> **Work to be completed**
From the first line of the data below through the line holding "Chart.register(...registerables);", output each line exactly and leave the pictures out.

> **Record set**
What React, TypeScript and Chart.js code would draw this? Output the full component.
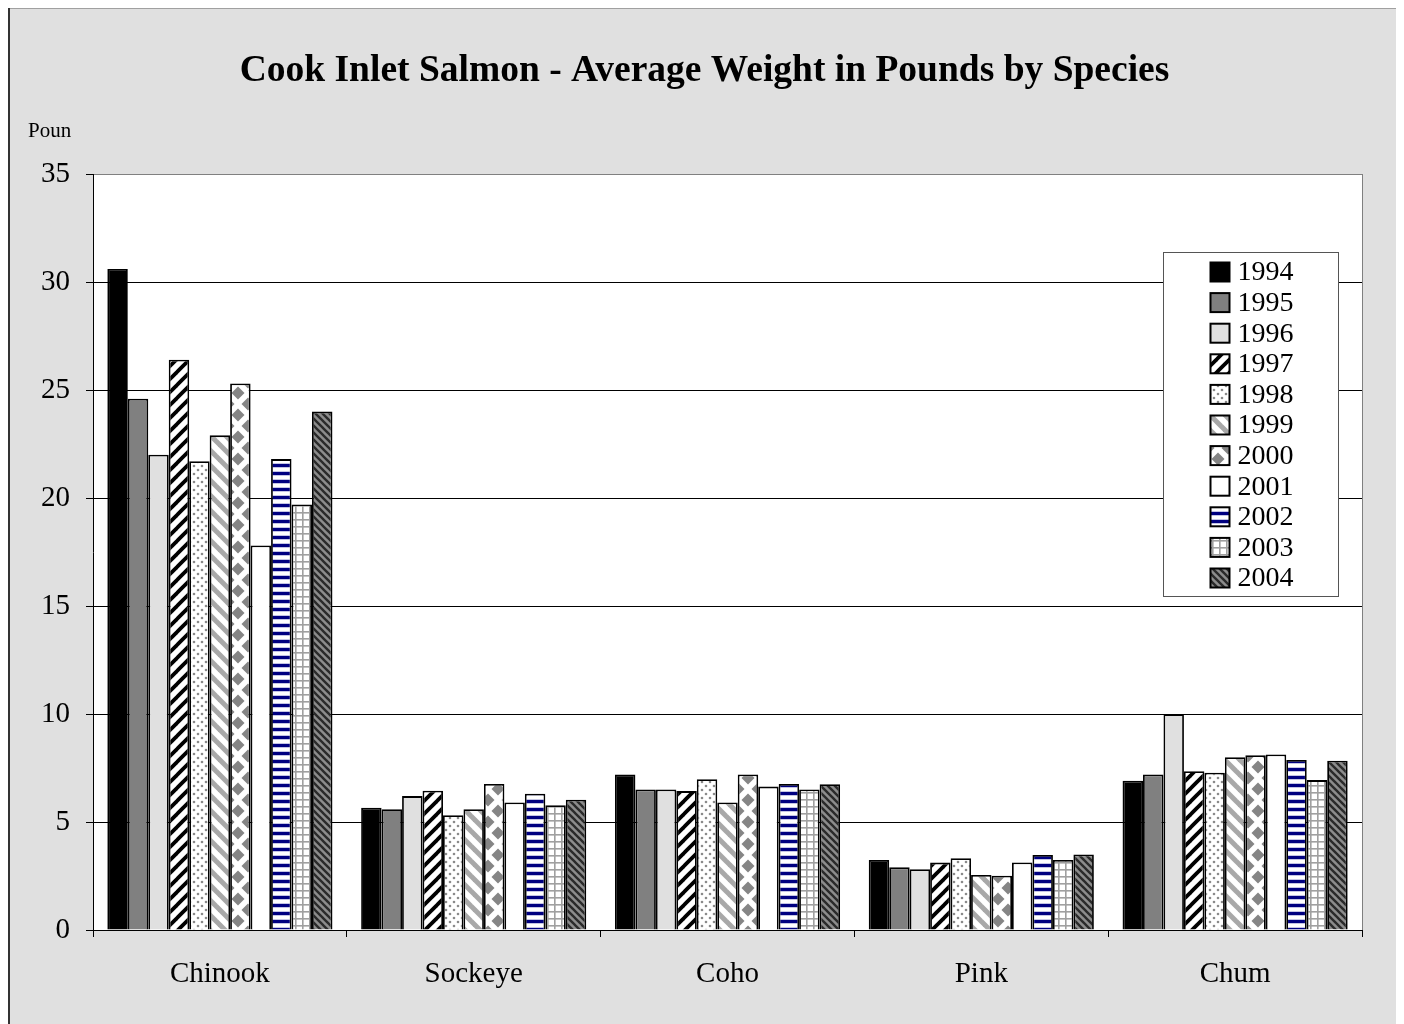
import React, { useEffect, useRef } from 'react';
import { Chart, registerables } from 'chart.js';

Chart.register(...registerables);

const chartTitle = 'Cook Inlet Salmon - Average Weight in Pounds by Species';
const axisTitle = 'Poun';
const categories = ['Chinook', 'Sockeye', 'Coho', 'Pink', 'Chum'];
const years = ['1994', '1995', '1996', '1997', '1998', '1999', '2000', '2001', '2002', '2003', '2004'];

const w1994 = [30.6, 5.66, 7.2, 3.24, 6.91];
const w1995 = [24.6, 5.59, 6.51, 2.9, 7.2];
const w1996 = [22.0, 6.2, 6.51, 2.81, 9.99];
const w1997 = [26.4, 6.45, 6.43, 3.12, 7.35];
const w1998 = [21.7, 5.31, 6.98, 3.32, 7.28];
const w1999 = [22.9, 5.59, 5.9, 2.55, 8.0];
const w2000 = [25.3, 6.76, 7.2, 2.51, 8.09];
const w2001 = [17.8, 5.9, 6.64, 3.13, 8.13];
const w2002 = [21.8, 6.31, 6.76, 3.47, 7.87];
const w2003 = [19.7, 5.77, 6.51, 3.24, 6.94];
const w2004 = [24.0, 6.03, 6.75, 3.5, 7.84];
const seriesValues = [w1994, w1995, w1996, w1997, w1998, w1999, w2000, w2001, w2002, w2003, w2004];

const yTicks = { min: 0, max: 35, step: 5 };
const FONT = '"Liberation Serif", "Times New Roman", serif';

function tile(ctx: CanvasRenderingContext2D, w: number, h: number, draw: (c: CanvasRenderingContext2D) => void) {
  const c = document.createElement('canvas');
  c.width = w;
  c.height = h;
  const t = c.getContext('2d')!;
  draw(t);
  return ctx.createPattern(c, 'repeat')!;
}

function stripes(t: CanvasRenderingContext2D, s: number, bg: string, fg: string, lw: number, forward: boolean) {
  t.fillStyle = bg;
  t.fillRect(0, 0, s, s);
  t.strokeStyle = fg;
  t.lineWidth = lw;
  t.lineCap = 'square';
  for (let k = -1; k <= 1; k++) {
    t.beginPath();
    if (forward) {
      t.moveTo(k * s, s);
      t.lineTo(k * s + s, 0);
    } else {
      t.moveTo(k * s, 0);
      t.lineTo(k * s + s, s);
    }
    t.stroke();
  }
}

function buildFills(ctx: CanvasRenderingContext2D): (string | CanvasPattern)[] {
  const p1997 = tile(ctx, 13, 13, (t) => stripes(t, 13, '#ffffff', '#000000', 3.8, true));
  const p1998 = tile(ctx, 8, 8, (t) => {
    t.fillStyle = '#ffffff';
    t.fillRect(0, 0, 8, 8);
    t.fillStyle = '#8a8a8a';
    t.beginPath();
    t.arc(2, 2, 1.3, 0, Math.PI * 2);
    t.fill();
    t.beginPath();
    t.arc(6, 6, 1.3, 0, Math.PI * 2);
    t.fill();
  });
  const p1999 = tile(ctx, 15, 15, (t) => stripes(t, 15, '#ffffff', '#a8a8a8', 5, false));
  const p2000 = tile(ctx, 20, 22, (t) => {
    t.fillStyle = '#ffffff';
    t.fillRect(0, 0, 20, 22);
    t.fillStyle = '#858585';
    const dia = (cx: number, cy: number) => {
      t.beginPath();
      t.moveTo(cx, cy - 6.5);
      t.lineTo(cx + 6.5, cy);
      t.lineTo(cx, cy + 6.5);
      t.lineTo(cx - 6.5, cy);
      t.closePath();
      t.fill();
    };
    dia(10, 11);
    dia(0, 0);
    dia(20, 0);
    dia(0, 22);
    dia(20, 22);
  });
  const p2002 = tile(ctx, 4, 8, (t) => {
    t.fillStyle = '#ffffff';
    t.fillRect(0, 0, 4, 8);
    t.fillStyle = '#000080';
    t.fillRect(0, 0, 4, 3);
    t.fillStyle = '#c4c4e4';
    t.fillRect(0, 3, 4, 1);
    t.fillRect(0, 7, 4, 1);
  });
  const p2003 = tile(ctx, 7, 7, (t) => {
    t.fillStyle = '#ffffff';
    t.fillRect(0, 0, 7, 7);
    t.fillStyle = '#a0a0a0';
    t.fillRect(0, 0, 7, 1.6);
    t.fillRect(0, 0, 1.6, 7);
  });
  const p2004 = tile(ctx, 7, 7, (t) => stripes(t, 7, '#8c8c8c', '#2a2a2a', 2.4, false));
  return ['#000000', '#808080', '#e0e0e0', p1997, p1998, p1999, p2000, '#ffffff', p2002, p2003, p2004];
}

export default function App() {
  const ref = useRef<HTMLCanvasElement>(null);

  useEffect(() => {
    document.documentElement.style.overflow = 'hidden';
    const canvas = ref.current!;
    const ctx = canvas.getContext('2d')!;
    const fills = buildFills(ctx);

    const decor = {
      id: 'decor',
      beforeDraw(chart: any) {
        const { ctx: c, width, height, chartArea: a } = chart;
        c.save();
        c.fillStyle = '#e0e0e0';
        c.fillRect(0, 0, width, height);
        c.fillStyle = '#ffffff';
        c.fillRect(a.left, a.top, a.right - a.left, a.bottom - a.top);
        // outer frame: light top edge, dark sides
        c.fillStyle = '#a0a0a0';
        c.fillRect(0, 0, width, 1);
        c.fillStyle = '#333333';
        c.fillRect(0, 0, 2, height);
        c.fillRect(width - 2, 0, 2, height);
        c.fillStyle = '#000000';
        c.font = `bold 37.5px ${FONT}`;
        c.textAlign = 'center';
        c.textBaseline = 'middle';
        c.fillText(chartTitle, width / 2 + 0.5, 63);
        c.font = `21px ${FONT}`;
        c.textAlign = 'left';
        c.fillText(axisTitle, 20, 123);
        c.restore();
      },
      afterDraw(chart: any) {
        const { ctx: c, chartArea: a } = chart;
        c.save();
        c.strokeStyle = '#808080';
        c.lineWidth = 1;
        c.beginPath();
        c.moveTo(a.right + 0.5, a.top);
        c.lineTo(a.right + 0.5, a.bottom);
        c.stroke();

        // legend
        const bw = 175;
        const bh = 344;
        const bx = Math.round(a.right - 24 - bw) + 0.5;
        const by = Math.round(a.top + 78) + 0.5;
        c.fillStyle = '#ffffff';
        c.fillRect(bx, by, bw, bh);
        c.strokeStyle = '#555555';
        c.lineWidth = 1;
        c.strokeRect(bx, by, bw, bh);
        c.font = `28px ${FONT}`;
        c.textAlign = 'left';
        c.textBaseline = 'middle';
        years.forEach((y, i) => {
          const cy = by + 19.5 + i * 30.6;
          const sx = bx + 47;
          c.fillStyle = fills[i];
          c.fillRect(sx, cy - 9.5, 19, 19);
          c.strokeStyle = '#000000';
          c.lineWidth = 2;
          c.strokeRect(sx, cy - 9.5, 19, 19);
          c.fillStyle = '#000000';
          c.fillText(y, bx + 74, cy + 1);
        });
        c.restore();
      },
    };

    const chart = new Chart(canvas, {
      type: 'bar',
      data: {
        labels: categories,
        datasets: years.map((y, i) => ({
          label: y,
          data: seriesValues[i],
          backgroundColor: fills[i] as any,
          borderColor: '#000000',
          borderWidth: 1.8,
          categoryPercentage: 0.887,
          barPercentage: 1.0,
        })),
      },
      options: {
        animation: false,
        responsive: false,
        devicePixelRatio: 1,
        events: [],
        layout: { padding: { top: 166, right: 38, bottom: 38, left: 0 } },
        plugins: {
          legend: { display: false },
          title: { display: false },
          tooltip: { enabled: false },
        },
        scales: {
          x: {
            afterFit: (s: any) => {
              s.height = 80;
            },
            grid: {
              display: true,
              drawOnChartArea: false,
              drawTicks: true,
              tickLength: 7,
              color: '#000000',
              offset: true,
            },
            border: { display: true, color: '#000000', width: 1 },
            ticks: { color: '#000000', font: { family: FONT, size: 29 }, padding: 20 },
          },
          y: {
            min: yTicks.min,
            max: yTicks.max,
            afterFit: (s: any) => {
              s.width = 85;
            },
            grid: {
              color: (c: any) => (c.tick && c.tick.value === yTicks.max ? '#808080' : '#000000'),
              tickColor: '#000000',
              tickLength: 7,
              lineWidth: 1,
            },
            border: { display: true, color: '#000000', width: 1 },
            ticks: {
              stepSize: yTicks.step,
              color: '#000000',
              font: { family: FONT, size: 29 },
              padding: 16,
            },
          },
        },
      },
      plugins: [decor],
    });
    return () => chart.destroy();
  }, []);

  return (
    <canvas
      ref={ref}
      width={1392}
      height={1040}
      style={{ display: 'block', width: 1392, height: 1040 }}
    />
  );
}
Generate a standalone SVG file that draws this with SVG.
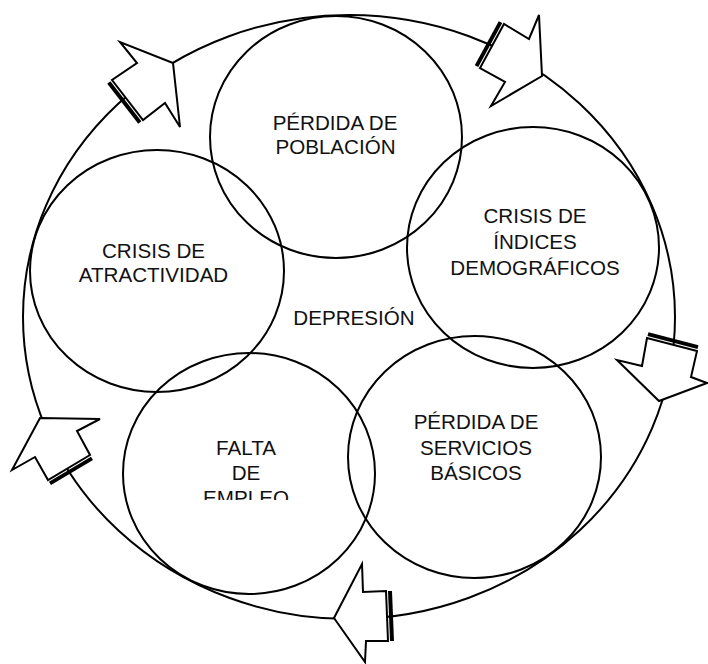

> **Output of the exercise**
What React, TypeScript and Chart.js code would draw this? Output the full component.
import React, { useEffect, useRef } from 'react';
import { Chart, registerables } from 'chart.js';

Chart.register(...registerables);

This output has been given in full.